Wednesday, 11 February 2009

Could you help with a Perl project?

I was wondering if anyone might be able to help a bit, with a current Perl based project i'm working on. Given some peptide fragments from Mass Spec experiments, including duplicate epxeriments on the same protein, and given the gene ID, looking to compare the found peptieds, with what wasn't picked up by Mass Spec, that should have been created by trypsin digest, and potentially shown through MS.


Given a text file with the structure

>GENEID1

PEPTIDE1, PEPTIDE2, PEPTIDE3

e.g.

>ENSG00000000971
ISEENETTCYMGK,SEENETTCYMGK,EENETTCYMGK,PPQIEHGTINSSR,PCSQPPQIEHGTINSSR,QPPQIEHGTINSSR,PQIEHGTINSSR
>ENSG00000005421
VTQVYAENGTVLQGSTVASVYK

Looking to analyses this. To compare the "seen" peptides, with the "unseen" peptides, e..g physicochemical properties.
Wondering what properties might make certain peptides observable, others not so.

Looking to create perl script to determine the properties of these 2 groups - the observed peptides, and the unseen peptides. Then compare the properties of the two groups (isoelectric point, length, MW, amino acid composition etc).

Any pointers? Or an idea through some pseudocode? I can update post and include code so far.

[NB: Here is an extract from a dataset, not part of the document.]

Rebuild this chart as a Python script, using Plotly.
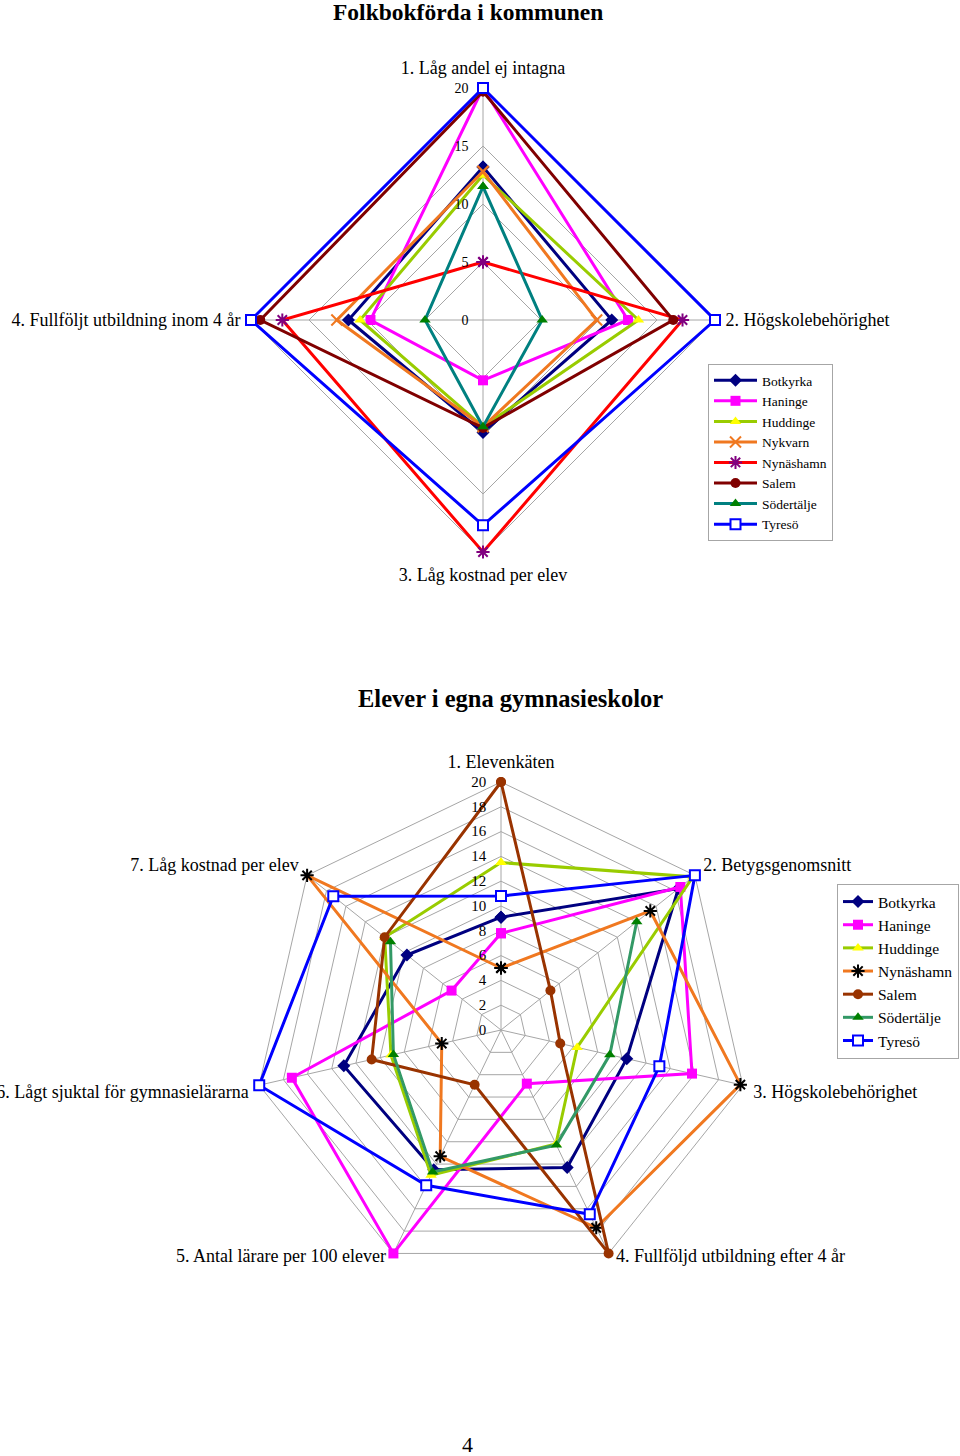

I can use BioPerl pepstat, emows etc I'd imagine. Or collate the physicochemical properties in an array and then export to R, but i'm happy to just get figures, then do visual analysis/ some data chewing through Perl's graph tools.

1 comment:

Anonymous said...

Ok, so if I understand right, you first want to divide the peptides into a 'seen' and 'unseen' groups, and then compare them.

Are you going to compare on a peptide vs peptide basis? ie
ISEENETTCYMGK vs SEENETTCYMGK?

could you give an example of a comparison of these 2, like you would do on paper? or am I getting it all wrong?